Anyway, I'm brainstorming ideas about what my priorities will be. There are plenty of things that aren't going as well as I'd like them to, but I need to find some that I can actually tackle, and hopefully that will give me good payoff for the effort involved on my part. Some ideas:
  1. Routines to start class. Kids come late and though I have some penalties for tardiness (sign in, then you are theoretically supposed to make up the time with me after school) they are not effective and I haven't been following through very well - plus kids have started to take my 2-5 minute grace period (longer or shorter depending on where kids are coming from) as a freedom to not even try to be in the room when the bell rings. Furthermore, kids are flat out not doing the Do Now, and I spend the first 5 minutes of class cajoling kids to take out their homework and at least READ what's on the board. Clearly this area needs some work.
  2. Homework. I give it every day, and some kids do it religiously, but a lot of others do it sporadically, and some kids never do it. It's 20% of their grade so this is part of the reason some kids are failing. And I often assume that kids get extra practice on this so that they will be ready for quizzes but kids who don't do it obviously don't get that practice. Also there is blatant, blatant copying going on.
  3. Uniform policy enforcement. Kids are supposed to have a school polo shirt and khaki pants on all day, every day. Kids take them off throughout the day and have a plethora of excuses. I spend a lot of energy telling kids to put their khaki pants back on (usually over their jeans, since that appears to be the preferred way to wear them). I would like this to be less of a struggle.
  4. Make up work. I need a better system for making kids aware of what they missed and getting them to actually do it. This is also a big contributor to some of my kids' failing grades. My existing policy of "ask somebody what you missed and get it done within a week" is not working.

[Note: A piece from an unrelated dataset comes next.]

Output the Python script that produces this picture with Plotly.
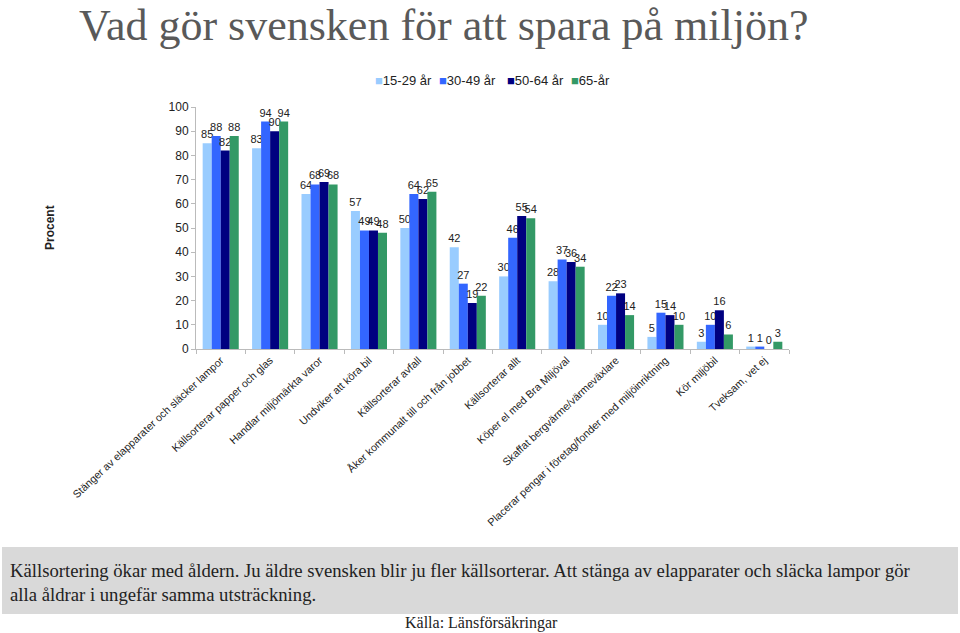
import plotly.graph_objects as go

categories = [
    "Stänger av elapparater och släcker lampor",
    "Källsorterar papper och glas",
    "Handlar miljömärkta varor",
    "Undviker att köra bil",
    "Källsorterar avfall",
    "Åker kommunalt till och från jobbet",
    "Källsorterar allt",
    "Köper el med Bra Miljöval",
    "Skaffat bergvärme/värmeväxlare",
    "Placerar pengar i företag/fonder med miljöinriktning",
    "Kör miljöbil",
    "Tveksam, vet ej",
]
series_names = ["15-29 år", "30-49 år", "50-64 år", "65-år"]
age_15_29 = [85, 83, 64, 57, 50, 42, 30, 28, 10, 5, 3, 1]
age_30_49 = [88, 94, 68, 49, 64, 27, 46, 37, 22, 15, 10, 1]
age_50_64 = [82, 90, 69, 49, 62, 19, 55, 36, 23, 14, 16, 0]
age_65 = [88, 94, 68, 48, 65, 22, 54, 34, 14, 10, 6, 3]
colors = ["#99CCFF", "#3366FF", "#000080", "#339966"]

W, H = 960, 633
L, R, T, B = 196, 789, 107, 349

def px(x):
    return (x - L) / (R - L)

def py(y):
    return (B - y) / (B - T)

fig = go.Figure()
for name, vals, c in zip(series_names, [age_15_29, age_30_49, age_50_64, age_65], colors):
    fig.add_trace(go.Bar(
        x=categories, y=vals, name=name, marker_color=c, marker_line_width=0,
        text=[str(v) for v in vals], textposition="outside", constraintext="none",
        textfont=dict(family="Liberation Sans, Arial", size=11, color="#222"),
        cliponaxis=False, showlegend=False,
    ))

# legend drawn as text items
legend_x = [373, 437, 505, 569]
annotations = []
for name, c, lx in zip(series_names, colors, legend_x):
    annotations.append(dict(
        text=f"<span style='color:{c}'>■</span>{name}", xref="paper", yref="paper",
        x=px(lx), y=py(80), xanchor="left", yanchor="middle", showarrow=False,
        font=dict(family="Liberation Sans, Arial", size=13, color="#222")))

annotations += [
    dict(text="Vad gör svensken för att spara på miljön?", xref="paper", yref="paper",
         x=px(77), y=py(26), xanchor="left", yanchor="middle", showarrow=False,
         font=dict(family="Liberation Serif, Times New Roman", size=44, color="#595959")),
    dict(text="<b>Procent</b>", xref="paper", yref="paper", x=px(50), y=py(228),
         xanchor="center", yanchor="middle", showarrow=False, textangle=-90,
         font=dict(size=12, color="#222")),
    dict(text="Källsortering ökar med åldern. Ju äldre svensken blir ju fler källsorterar. Att stänga av elapparater och släcka lampor gör<br>alla åldrar i ungefär samma utsträckning.",
         xref="paper", yref="paper", x=px(8), y=py(582), xanchor="left", yanchor="middle",
         align="left", showarrow=False,
         font=dict(family="Liberation Serif, Times New Roman", size=18.7, color="#222")),
    dict(text="Källa: Länsförsäkringar", xref="paper", yref="paper", x=px(481), y=py(623),
         xanchor="center", yanchor="middle", showarrow=False,
         font=dict(family="Liberation Serif, Times New Roman", size=16, color="#222")),
]

fig.update_layout(
    width=W, height=H,
    margin=dict(l=L, r=W - R, t=T, b=H - B, pad=0),
    plot_bgcolor="white", paper_bgcolor="white",
    barmode="group", bargap=0.27, bargroupgap=0,
    font=dict(family="Liberation Sans, Arial", size=11, color="#222"),
    showlegend=False,
    xaxis=dict(showgrid=False, showline=True, linecolor="#bbbbbb", ticks="outside",
               tickson="boundaries", ticklen=4, tickcolor="#bbbbbb", tickangle=-43,
               tickfont=dict(size=10.7, color="#222")),
    yaxis=dict(range=[0, 100], dtick=10, showgrid=False, showline=True, linecolor="#bbbbbb",
               ticks="outside", ticklen=4, tickcolor="#bbbbbb", zeroline=False,
               tickfont=dict(size=12, color="#222")),
    shapes=[dict(type="rect", xref="paper", yref="paper", x0=px(2), x1=px(958),
                 y0=py(614), y1=py(547), fillcolor="#d9d9d9", line_width=0, layer="below")],
    annotations=annotations,
)

fig.write_html("out.html", config={"displayModeBar": False},
               post_script="document.body.style.margin='0';document.body.style.overflow='hidden';")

  5. Student participation. My school district gave out a student survey for every kid in every class and one thing I ranked low on (rightfully so) is calling on different kids. I mostly let kids volunteer to answer questions and it tends to be the same few kids doing it all the time. I have popsicle sticks with kids' names on them but I haven't used them much this year. One of my classes consistently complains that I treat them like little kids so maybe the sticks are too babyish for high school, but I need some way of calling on kids with some semblance of randomness.
  6. Rigor in class discussions. I'd like to spend more time talking about lab results and the conclusions we can draw from them, but I'm not sure how to make class discussions productive when only a few kids will talk and while that is happening most of the other kids are either zoned out, doing distracting things (talking about other things, out of their seats, etc). I have more success getting kids to stay on task when I am asking them to do something productive than when I am trying to hold a whole-class discussion together, but reading and writing skills are too weak (and/or kids are too lazy) to do much rigorous science on their own or in small groups - so whole-class discussions are my most promising idea to get more in depth about the science content.
In reality I don't think I can change all of this. At least not this school year. I have to figure out what I can actually work towards in January and then figure out how to clue kids in about my new plans and expectations.